Bees are a good measure of biodiversity and one of the areas of current global concern. However, the colony of bees on the roof of the Paris Opera produces almost 500kg of honey a year. Although air pollution in cities is greater than rural areas, there are lower levels of pesticides allowing the urban bees to outperform their country cousins. Potentially, urban planting can produce high levels of ecological richness and provide the kind of biological robustness and beauty lacking in farmed landscapes.

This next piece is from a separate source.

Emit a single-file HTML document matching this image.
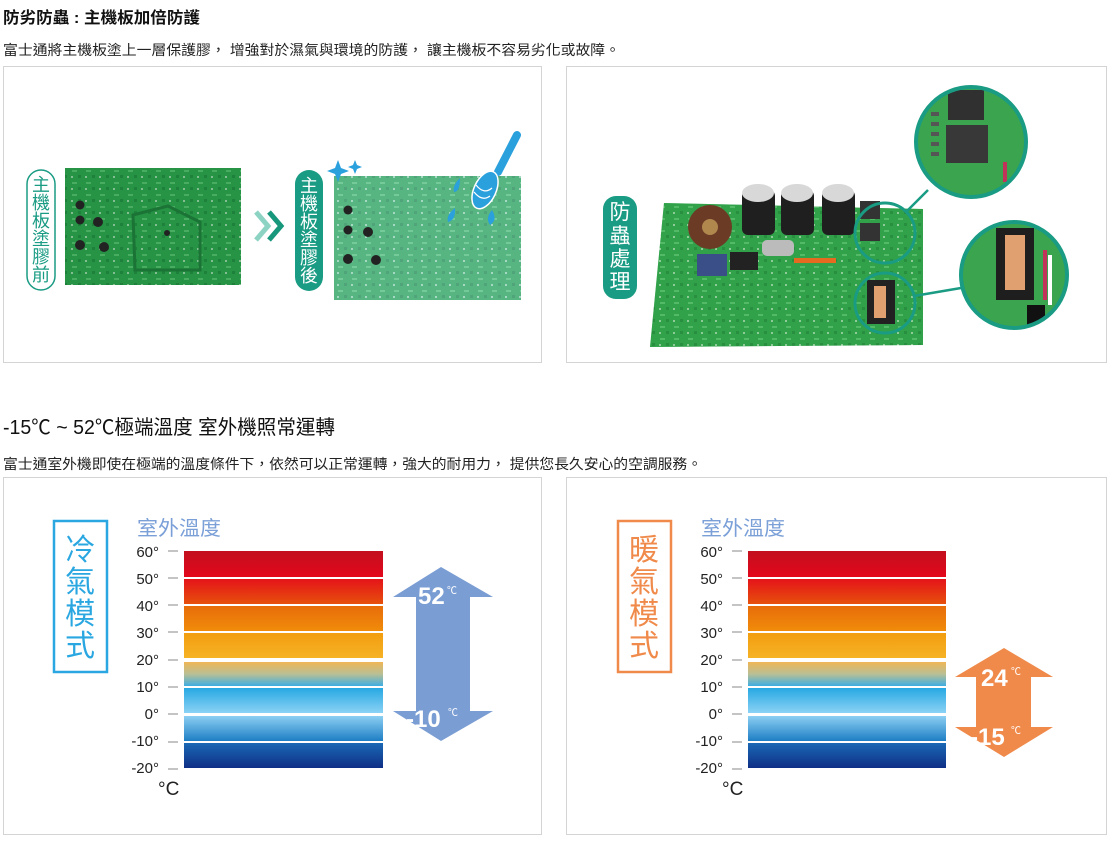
<!DOCTYPE html>
<html><head><meta charset="utf-8"><style>
html,body{margin:0;padding:0;background:#fff;}
svg{display:block;}
text{font-family:"Liberation Sans","Noto Sans CJK TC",sans-serif;}
</style></head><body>
<svg width="1109" height="844" viewBox="0 0 1109 844" xmlns="http://www.w3.org/2000/svg">
<defs>
<linearGradient id="b1" x1="0" y1="0" x2="0" y2="1"><stop offset="0" stop-color="#c2101f"/><stop offset="1" stop-color="#e3071b"/></linearGradient>
<linearGradient id="b2" x1="0" y1="0" x2="0" y2="1"><stop offset="0" stop-color="#e5141a"/><stop offset="1" stop-color="#e6500c"/></linearGradient>
<linearGradient id="b3" x1="0" y1="0" x2="0" y2="1"><stop offset="0" stop-color="#e86c0a"/><stop offset="1" stop-color="#f08c0a"/></linearGradient>
<linearGradient id="b4" x1="0" y1="0" x2="0" y2="1"><stop offset="0" stop-color="#f29e10"/><stop offset="1" stop-color="#f6b225"/></linearGradient>
<linearGradient id="b5" x1="0" y1="0" x2="0" y2="1"><stop offset="0" stop-color="#efb656"/><stop offset="0.5" stop-color="#b9bf94"/><stop offset="1" stop-color="#3eaee2"/></linearGradient>
<linearGradient id="b6" x1="0" y1="0" x2="0" y2="1"><stop offset="0" stop-color="#27a8e2"/><stop offset="1" stop-color="#8bd2f5"/></linearGradient>
<linearGradient id="b7" x1="0" y1="0" x2="0" y2="1"><stop offset="0" stop-color="#8ccff3"/><stop offset="1" stop-color="#1e7ec4"/></linearGradient>
<linearGradient id="b8" x1="0" y1="0" x2="0" y2="1"><stop offset="0" stop-color="#1a68b5"/><stop offset="1" stop-color="#0f2f86"/></linearGradient>
<pattern id="pcb" width="14" height="12" patternUnits="userSpaceOnUse">
<rect width="14" height="12" fill="#2a9a48"/><rect x="2" y="2" width="5" height="2" fill="#5fbf74"/><rect x="8" y="7" width="3" height="3" fill="#1d7d3a"/><rect x="1" y="8" width="2" height="2" fill="#b9d9bf"/></pattern>
<clipPath id="c1"><circle cx="971" cy="142" r="55"/></clipPath>
<clipPath id="c2"><circle cx="1014" cy="275" r="53"/></clipPath>
</defs>

<text x="3" y="23" font-size="16" font-weight="bold" fill="#111" textLength="197" lengthAdjust="spacingAndGlyphs">防劣防蟲 : 主機板加倍防護</text>
<text x="3" y="55" font-size="14" fill="#222" textLength="617" lengthAdjust="spacingAndGlyphs">富士通將主機板塗上一層保護膠， 增強對於濕氣與環境的防護， 讓主機板不容易劣化或故障。</text>

<rect x="3.5" y="66.5" width="538" height="296" fill="#fff" stroke="#d4d4d4"/>
<rect x="566.5" y="66.5" width="540" height="296" fill="#fff" stroke="#d4d4d4"/>

<rect x="27" y="170" width="28" height="120" rx="14" fill="#fff" stroke="#1a9b83" stroke-width="1.5"/>
<g font-size="18" fill="#1a9b83" text-anchor="middle">
<text x="41" y="191">主</text><text x="41" y="209">機</text><text x="41" y="227">板</text><text x="41" y="245">塗</text><text x="41" y="263">膠</text><text x="41" y="281">前</text></g>
<rect x="65" y="168" width="176" height="117" fill="url(#pcb)"/>
<rect x="65" y="168" width="176" height="117" fill="#1f8a40" opacity="0.35"/>
<g fill="#222"><circle cx="80" cy="205" r="4.5"/><circle cx="80" cy="220" r="4.5"/><circle cx="98" cy="222" r="5"/><circle cx="80" cy="245" r="5"/><circle cx="104" cy="247" r="5"/><circle cx="167" cy="233" r="3"/></g>
<path d="M133 215 L168 206 L200 222 L200 270 L135 270 Z" fill="none" stroke="#1b7436" stroke-width="3"/>
<path d="M256 212 L268 226 L256 240" fill="none" stroke="#8dd3c4" stroke-width="5"/>
<path d="M269 212 L281 226 L269 240" fill="none" stroke="#17977c" stroke-width="5"/>
<rect x="295" y="170" width="28" height="121" rx="14" fill="#1a9b83"/>
<g font-size="18" fill="#fff" text-anchor="middle">
<text x="309" y="192">主</text><text x="309" y="210">機</text><text x="309" y="228">板</text><text x="309" y="246">塗</text><text x="309" y="264">膠</text><text x="309" y="282">後</text></g>
<rect x="334" y="176" width="187" height="124" fill="url(#pcb)"/>
<rect x="334" y="176" width="187" height="124" fill="#8fd6c8" opacity="0.45"/>
<g fill="#222"><circle cx="348" cy="210" r="4.5"/><circle cx="348" cy="230" r="4.5"/><circle cx="368" cy="232" r="5"/><circle cx="348" cy="259" r="5"/><circle cx="376" cy="260" r="5"/></g>
<path d="M338 160 l3 8 l8 3 l-8 3 l-3 8 l-3 -8 l-8 -3 l8 -3 Z" fill="#2aa0dd"/>
<path d="M355 160 l2 5 l5 2 l-5 2 l-2 5 l-2 -5 l-5 -2 l5 -2 Z" fill="#2aa0dd"/>
<line x1="517" y1="135" x2="498" y2="172" stroke="#2aa0dd" stroke-width="8" stroke-linecap="round"/>
<ellipse cx="485" cy="190" rx="11" ry="20" transform="rotate(25 485 190)" fill="#2aa0dd" stroke="#fff" stroke-width="1.5"/>
<path d="M476 185 Q484 195 492 188 M474 192 Q482 202 490 196" stroke="#fff" fill="none" stroke-width="1.2"/>
<path d="M460 178 Q452 186 454 192 Q460 192 460 178Z M455 208 Q446 215 448 222 Q456 220 455 208Z M492 210 Q485 218 490 225 Q498 220 492 210Z" fill="#2aa0dd"/>

<rect x="603" y="196" width="34" height="103" rx="13" fill="#1a9b83"/>
<g font-size="21" fill="#fff" text-anchor="middle">
<text x="620" y="219">防</text><text x="620" y="243">蟲</text><text x="620" y="266">處</text><text x="620" y="289">理</text></g>
<path d="M664 203 L923 209 L923 345 L650 347 Z" fill="url(#pcb)"/>
<path d="M664 203 L923 209 L923 345 L650 347 Z" fill="#3fb24f" opacity="0.35"/>
<circle cx="710" cy="227" r="22" fill="#6b3b25"/><circle cx="710" cy="227" r="8" fill="#b0884e"/>
<rect x="742" y="190" width="33" height="45" rx="6" fill="#1f1f1f"/><ellipse cx="758" cy="193" rx="16" ry="9" fill="#d8d8d8"/>
<rect x="781" y="190" width="33" height="45" rx="6" fill="#1f1f1f"/><ellipse cx="797" cy="193" rx="16" ry="9" fill="#d8d8d8"/>
<rect x="822" y="190" width="33" height="45" rx="6" fill="#1f1f1f"/><ellipse cx="838" cy="193" rx="16" ry="9" fill="#d8d8d8"/>
<rect x="762" y="240" width="32" height="16" rx="5" fill="#bbb"/>
<rect x="697" y="254" width="30" height="22" fill="#3a4f88"/><rect x="730" y="252" width="28" height="18" fill="#222"/>
<rect x="794" y="258" width="42" height="5" fill="#e66a20"/>
<rect x="860" y="201" width="20" height="18" fill="#333"/><rect x="860" y="223" width="20" height="18" fill="#333"/>
<rect x="867" y="280" width="28" height="44" fill="#222"/><rect x="874" y="286" width="12" height="32" fill="#e0a070"/>
<circle cx="885" cy="233" r="30" fill="none" stroke="#1a9b83" stroke-width="3"/>
<circle cx="885" cy="303" r="30" fill="none" stroke="#1a9b83" stroke-width="3"/>
<line x1="906" y1="212" x2="928" y2="190" stroke="#1a9b83" stroke-width="2.5"/>
<line x1="914" y1="296" x2="961" y2="288" stroke="#1a9b83" stroke-width="2.5"/>
<g clip-path="url(#c1)"><rect x="910" y="85" width="125" height="115" fill="#3aa54e"/>
<rect x="948" y="90" width="36" height="30" fill="#303030"/><rect x="946" y="125" width="42" height="38" fill="#383838"/>
<g fill="#555"><rect x="931" y="112" width="8" height="4"/><rect x="931" y="122" width="8" height="4"/><rect x="931" y="132" width="8" height="4"/><rect x="931" y="142" width="8" height="4"/><rect x="931" y="152" width="8" height="4"/></g>
<rect x="1003" y="162" width="4" height="20" fill="#c2335a"/></g>
<circle cx="971" cy="142" r="55" fill="none" stroke="#1a9b83" stroke-width="4"/>
<g clip-path="url(#c2)"><rect x="955" y="218" width="120" height="115" fill="#3aa54e"/>
<rect x="996" y="228" width="38" height="72" fill="#1e1e1e"/><rect x="1005" y="235" width="20" height="55" fill="#e0a070"/>
<rect x="1043" y="250" width="4" height="50" fill="#c2335a"/><rect x="1048" y="255" width="4" height="50" fill="#fff"/>
<rect x="1027" y="305" width="18" height="30" fill="#111"/></g>
<circle cx="1014" cy="275" r="53" fill="none" stroke="#1a9b83" stroke-width="4"/>

<text x="3" y="434" font-size="20" fill="#111" textLength="332" lengthAdjust="spacingAndGlyphs">-15℃ ~ 52℃極端溫度 室外機照常運轉</text>
<text x="3" y="469" font-size="14" fill="#222" textLength="699" lengthAdjust="spacingAndGlyphs">富士通室外機即使在極端的溫度條件下，依然可以正常運轉，強大的耐用力， 提供您長久安心的空調服務。</text>

<rect x="3.5" y="477.5" width="538" height="357" fill="#fff" stroke="#d4d4d4"/>
<rect x="566.5" y="477.5" width="540" height="357" fill="#fff" stroke="#d4d4d4"/>

<g>
<rect x="54" y="521" width="53" height="151" fill="none" stroke="#2aa7e1" stroke-width="2.5"/>
<g font-size="30" fill="#2aa7e1" text-anchor="middle"><text x="80" y="560">冷</text><text x="80" y="592">氣</text><text x="80" y="624">模</text><text x="80" y="656">式</text></g>
<text x="137" y="535" font-size="20" fill="#7ba0d8" textLength="84" lengthAdjust="spacingAndGlyphs">室外溫度</text>
<g font-size="15" fill="#222" text-anchor="end">
<text x="159" y="557">60°</text><text x="159" y="584">50°</text><text x="159" y="611">40°</text><text x="159" y="638">30°</text><text x="159" y="665">20°</text><text x="159" y="692">10°</text><text x="159" y="719">0°</text><text x="159" y="746">-10°</text><text x="159" y="773">-20°</text></g>
<g stroke="#888" stroke-width="1"><line x1="168" y1="551" x2="178" y2="551"/><line x1="168" y1="578" x2="178" y2="578"/><line x1="168" y1="605" x2="178" y2="605"/><line x1="168" y1="632" x2="178" y2="632"/><line x1="168" y1="660" x2="178" y2="660"/><line x1="168" y1="687" x2="178" y2="687"/><line x1="168" y1="714" x2="178" y2="714"/><line x1="168" y1="742" x2="178" y2="742"/><line x1="168" y1="769" x2="178" y2="769"/></g>
<text x="158" y="795" font-size="19" fill="#222">°C</text>
<rect x="184" y="551" width="199" height="26" fill="url(#b1)"/>
<rect x="184" y="579" width="199" height="25" fill="url(#b2)"/>
<rect x="184" y="606" width="199" height="25" fill="url(#b3)"/>
<rect x="184" y="633" width="199" height="25" fill="url(#b4)"/>
<rect x="184" y="662" width="199" height="24" fill="url(#b5)"/>
<rect x="184" y="688" width="199" height="25" fill="url(#b6)"/>
<rect x="184" y="716" width="199" height="25" fill="url(#b7)"/>
<rect x="184" y="743" width="199" height="25" fill="url(#b8)"/>
</g>
<path d="M441 567 L493 597 L470 597 L470 711 L493 711 L441 741 L393 711 L416 711 L416 597 L393 597 Z" fill="#7a9dd3"/>
<text x="418" y="604" font-size="24" font-weight="bold" fill="#fff">52</text><text x="447" y="594" font-size="10" fill="#fff">℃</text>
<text x="406" y="727" font-size="24" font-weight="bold" fill="#fff">-10</text><text x="448" y="716" font-size="10" fill="#fff">℃</text>

<g transform="translate(564 0)">
<rect x="54" y="521" width="53" height="151" fill="none" stroke="#f08a4b" stroke-width="2.5"/>
<g font-size="30" fill="#f08a4b" text-anchor="middle"><text x="80" y="560">暖</text><text x="80" y="592">氣</text><text x="80" y="624">模</text><text x="80" y="656">式</text></g>
<text x="137" y="535" font-size="20" fill="#7ba0d8" textLength="84" lengthAdjust="spacingAndGlyphs">室外溫度</text>
<g font-size="15" fill="#222" text-anchor="end">
<text x="159" y="557">60°</text><text x="159" y="584">50°</text><text x="159" y="611">40°</text><text x="159" y="638">30°</text><text x="159" y="665">20°</text><text x="159" y="692">10°</text><text x="159" y="719">0°</text><text x="159" y="746">-10°</text><text x="159" y="773">-20°</text></g>
<g stroke="#888" stroke-width="1"><line x1="168" y1="551" x2="178" y2="551"/><line x1="168" y1="578" x2="178" y2="578"/><line x1="168" y1="605" x2="178" y2="605"/><line x1="168" y1="632" x2="178" y2="632"/><line x1="168" y1="660" x2="178" y2="660"/><line x1="168" y1="687" x2="178" y2="687"/><line x1="168" y1="714" x2="178" y2="714"/><line x1="168" y1="742" x2="178" y2="742"/><line x1="168" y1="769" x2="178" y2="769"/></g>
<text x="158" y="795" font-size="19" fill="#222">°C</text>
<rect x="184" y="551" width="198" height="26" fill="url(#b1)"/>
<rect x="184" y="579" width="198" height="25" fill="url(#b2)"/>
<rect x="184" y="606" width="198" height="25" fill="url(#b3)"/>
<rect x="184" y="633" width="198" height="25" fill="url(#b4)"/>
<rect x="184" y="662" width="198" height="24" fill="url(#b5)"/>
<rect x="184" y="688" width="198" height="25" fill="url(#b6)"/>
<rect x="184" y="716" width="198" height="25" fill="url(#b7)"/>
<rect x="184" y="743" width="198" height="25" fill="url(#b8)"/>
</g>
<path d="M1004 648 L1053 677 L1031 677 L1031 727 L1053 727 L1004 757 L955 727 L976 727 L976 677 L955 677 Z" fill="#f08a4b"/>
<text x="981" y="686" font-size="24" font-weight="bold" fill="#fff">24</text><text x="1011" y="675" font-size="10" fill="#fff">℃</text>
<text x="970" y="745" font-size="24" font-weight="bold" fill="#fff">-15</text><text x="1011" y="734" font-size="10" fill="#fff">℃</text>
</svg>
</body></html>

Action points for creating biodiversity as part of architecture:
- Establish ecological baseline and strengthen this
- Create habitat opportunities as part of the development process
- Leave wasteland and dead trees alone
- Seek to link habitats on the site with those further afield
- Use water as the biological driver, exploiting grey-water and SUDS
- Provide an opportunity for humans and nature to interface
- Avoid over-trimming grass or hedges (establish wildflower areas)
- Protect what is inherited.
Biodiversity, quality of life and global warning are directly connected. Architects have a key role to play alongside their actions to reduce energy consumption. However, unlike CO2 emissions, the science and knowledge of biodiversity in a building context is less well developed. The choice between steel, concrete, masonry or timber construction is complex from an energy point of view let alone the ecological impacts from cradle to grave. Yet society is moving towards a richer understanding of sustainability where green roofs, planted facades and construction materials from recycled waste or bio-crops are not just emblems but serious attempts to address ecological diversity. The failure to achieve lasting carbon emission targets at COP15 has shifted the green focus onto biodiversity and here architects need to become the new design leaders as protectors and creators of biodiversity.
However, integrating nature and architecture within the building is by no means straightforward. Besides the obvious maintenance costs, a living façade may well obstruct daylight through windows (thereby adding to energy use). Nature is dynamic whilst architecture is static: the two systems are in conflict unless attention is paid to zones and layers. Typically a planted façade needs its own sub-frame forward of the building line with integrated irrigation. A planted roof is also best conceived as another sheltering layer, one that mediates between the external and internal climate. In spite of these difficulties recent examples are pointing to a fresh approach to sustainability and one which carries a great deal of public support.